Happy Volcanoes: The Yes Brain Child - I'll Have What She's Having


I’m enthralled by Daniel Siegel’s work, partially because his work has touched on all ages: infant to adult. In his writing on childhood development, you can feel his deep knowledge of the human lifespan and what is foundational in childhood for fulfilled adults. In The Yes Brain Child, Siegel and Payne Bryson outline fundamentals for cultivating courage, curiosity, and resilience in children.

I’ll summarize this book over the next three weeks. Part one (this one) introduces their conceptual framework, parts two and three will introduce the four building blocks of a “Yes Brain:” balance, resilience, insight, and empathy.

Siegel details an exercise he uses during speaking engagements. He gets up on the podium and says “no, no, nooooooooooooooo, noo, NO, NO, NOOOOOO” for two minutes. It feels like ten minutes. After this, the audience reports how they feel: shut-down, defensive, upset, tense, angry. Cue the recurring dream of me showing up to my college final naked with a mouth full of broken glass.

Then he switches to “yes, yessss, YAAAZZZ” in a calm, soothing voice. The audience reports feeling open, clear, light, relaxed mussels & vocal cords with a demonstrated drop in breathing and heart rate. Cue the recurring dream of me winning the Great British Baking Show.

This is what Siegel and Bryson mean by a “no” and “yes” brain.

A “yes brain” is flexible, curious, resilient, imaginative, willing to try new things, and make mistakes. It’s open to the world and relationships. It’s primed for learning, has an internal locus of control, and is open to compromise. Sounds like Captain America.

By contrast, the “no brain” is reactive, fearful, rigid, shut down. It’s filled with worry about making a mistake. It’s a mind that focuses on external achievements, gold stars, and people-pleasing for self-worth rather than internal joy. Sounds like the bad guy in every 80s movie filmed at a ski resort.

Our behavior, interaction, and connection with our children can foster yes brains. The short-term benefit of cultivating a “yes brain” is easier parenting. (More Mai Tais for me! And heck, throw a little umbrella in that sippy cup) Kids are happier, more flexible, and interested in the world around them. With the accompanying decrease in childhood stress and more demonstrable grit, the long-term benefits have been demonstrated several times: better mental health, longer life span, and higher lifetime earnings.

Siegel and Payne Bryson introduce the concept of ‘green zone.’ This is when a child (or any person for that matter) can handle what comes at them; they’re able to handle adversity, fear, or anger with calm, confident, clarity. Barista got your coffee order wrong? It’s okay. You know that you can calmly ask them to re-make it for you.

Then there is the ‘red zone,’ when internal feelings become overwhelming. One might feel fear, panic, embarrassment. The autonomic nervous system goes into overdrive, a fight or flight stress response is initiated. You yell at the barista while throwing your drink in the trash, “THIS IS THE LAST TIME I COME HERE!”
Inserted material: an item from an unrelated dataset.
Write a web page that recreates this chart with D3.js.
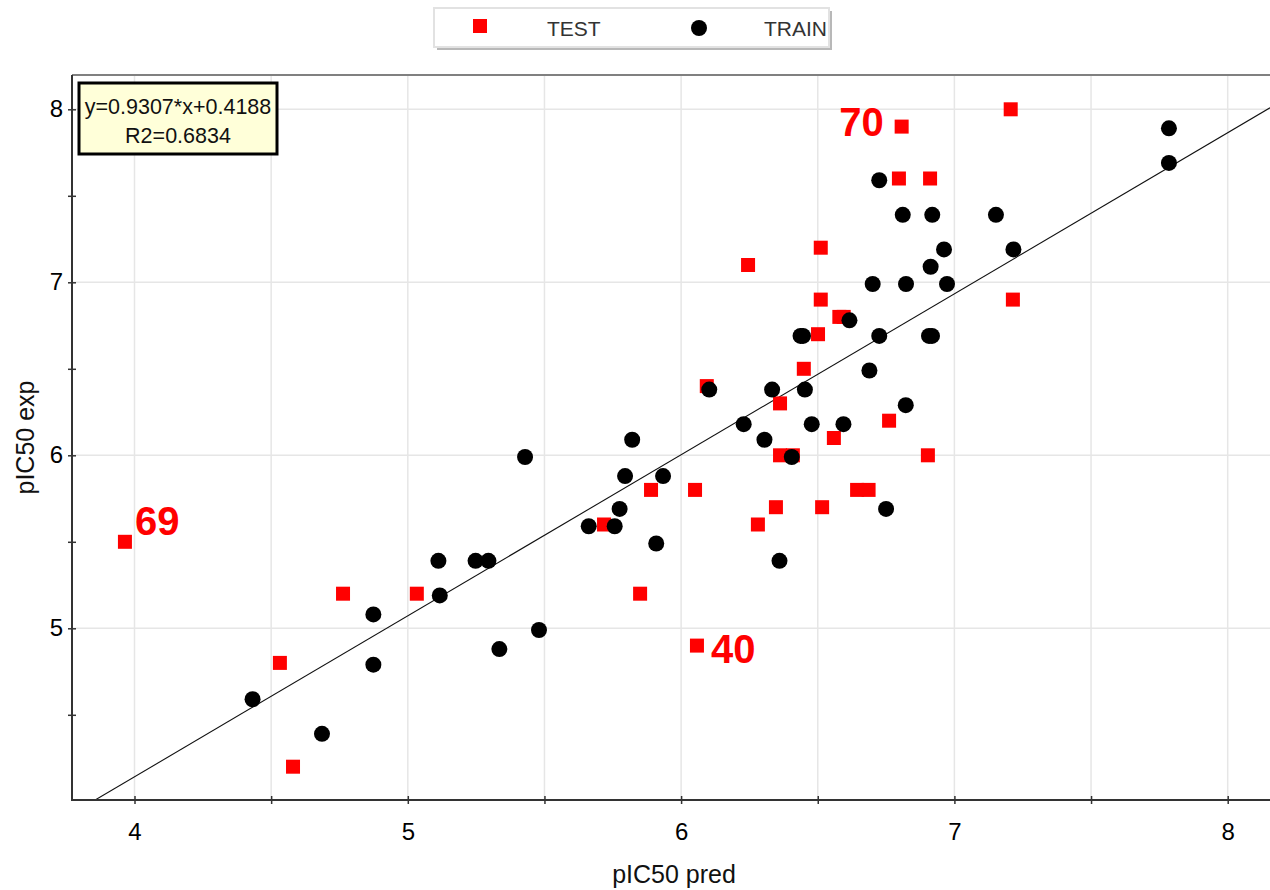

On the ice cold side of things, there is the ‘blue-zone,’ which is also a stress response driven by the autonomic nervous system, but driven by faint-or-freeze. In the blue zone, one withdrawals, can become limp, stops making eye contact and engaging, and in extreme cases experience dissociation. Children enter into the blue zone when it seems impossible to escape a scary or difficult situation. The coffee’s wrong. We grumble our way out of the cafe. We never come back. The cafe loses a customer and we lose the best cheese danish in the Northern Hemisphere.

Children don’t choose the red or blue zone. Instead, it is a learned behavior based on what has been a successful strategy in the past. When kids are in the red or blue zone, they are incapable of learning. You can tell them all day long to brush their teeth or there will be no more Great British Baking Show today, but they will be incapable of hearing you. Our goal as parents is to get them back into the green zone before lecturing them on the benefits of oral hygiene (naturally followed by tons of sugary TV).

In the following weeks, I’ll cover the tactics from the Yes Brain for helping your kids stay in the green zone longer (balance), expanding their green zones so that it is harder to get derailed (resilience), and getting them back into the green zone quicker (empathy and insight).